Joint 60th Annual Northeastern/59th Annual North-Central Section Meeting - 2025

Paper No. 22-23
Presentation Time: 8:30 AM-5:30 PM

CONSTRAINING THE TIMING OF DEFORMATION OF THE SOUTHERN BASIN AND RANGE, TRINIDAD USING ZIRCON AND APATITE (U-TH)/HE THERMOCHRONOLOGY


VERCOE, James1, ARKLE, Jeanette C.1, WEBER, John C.2, MOONAN, Xavier3 and ALI, Saleem4, (1)Department of Geology, Augustana College, 639 38th St, Rock Island, IL 61201-2210, (2)Department of Geology, Grand Valley State University, 001 Campus Drive, Allendale, MI 49401, (3)Touchstone Exploration (Trinidad) LTD., San Fernando, Trinidad and Tobago, (4)Summit Energy Services Limited (SESL), Fyzabad, Trinidad and Tobago

The Southern Basin and Southern Range of the Caribbean island of Trinidad are comprised of folded post-middle Miocene sedimentary strata.
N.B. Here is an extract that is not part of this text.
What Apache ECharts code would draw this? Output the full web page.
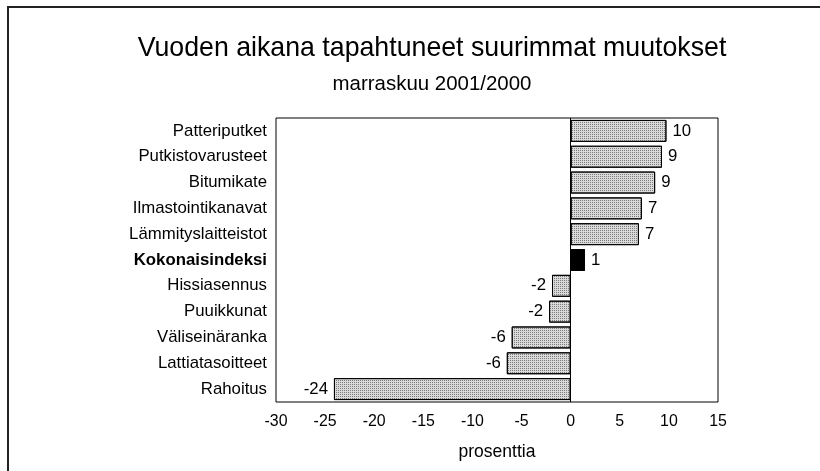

This basin and the low elevation (~300m) mountains are located 20-30 km south of the modern Caribbean-South American plate boundary. The strike-slip Central Range Fault accommodates most of the total relative modern plate motion, yet it is unclear how much and where plate strain has been partitioned in southern Trinidad in the geologic past. To investigate the exhumation history of this region, apatite and zircon (U-Th)/He (AHe and ZHe, respectively) thermochronology were utilized. Three sandstone bedrock samples from the Southern Range yield very young (Quaternary) mean AHe aliquot ages. Notably, these AHe ages are younger than the depositional age of the parent rock, the Moruga Formation (early Pliocene), indicating that the apatite has been reset to temperatures of at least 60°-90° C. Nine sandstone well-cutting samples from the Southern Basin yield single grain ZHe ages that range from early Miocene to Proterozoic and single grain AHe ages of middle Pliocene to late Cretaceous. These Southern Basin samples were collected from two formations: the Lower Cruse with a depositional age of late Miocene, and the Herrera with a depositional age of middle Miocene. While none of the Southern Basin ZHe ages were reset to temperatures of 180° C, the AHe ages from the Southern Basin show signs of partial resetting. Southern Basin ZHe and AHe data suggest units were buried to maximum depths of ~3-5 km. The Southern Range AHe data suggests that the sediments at the surface in the early Pliocene were syndepositionally buried to a maximum depth of ~3 km and subsequently exhumed starting in the Pleistocene. All of the reset thermochronology ages become progressively younger toward the south which is interpreted as a southward propagation of deformation away from the plate boundary to the South Coast Fault zone. This geologically very recent activity highlights the South Coast Fault zone as a subsidiary fault that has facilitated rapid rates of exhumation.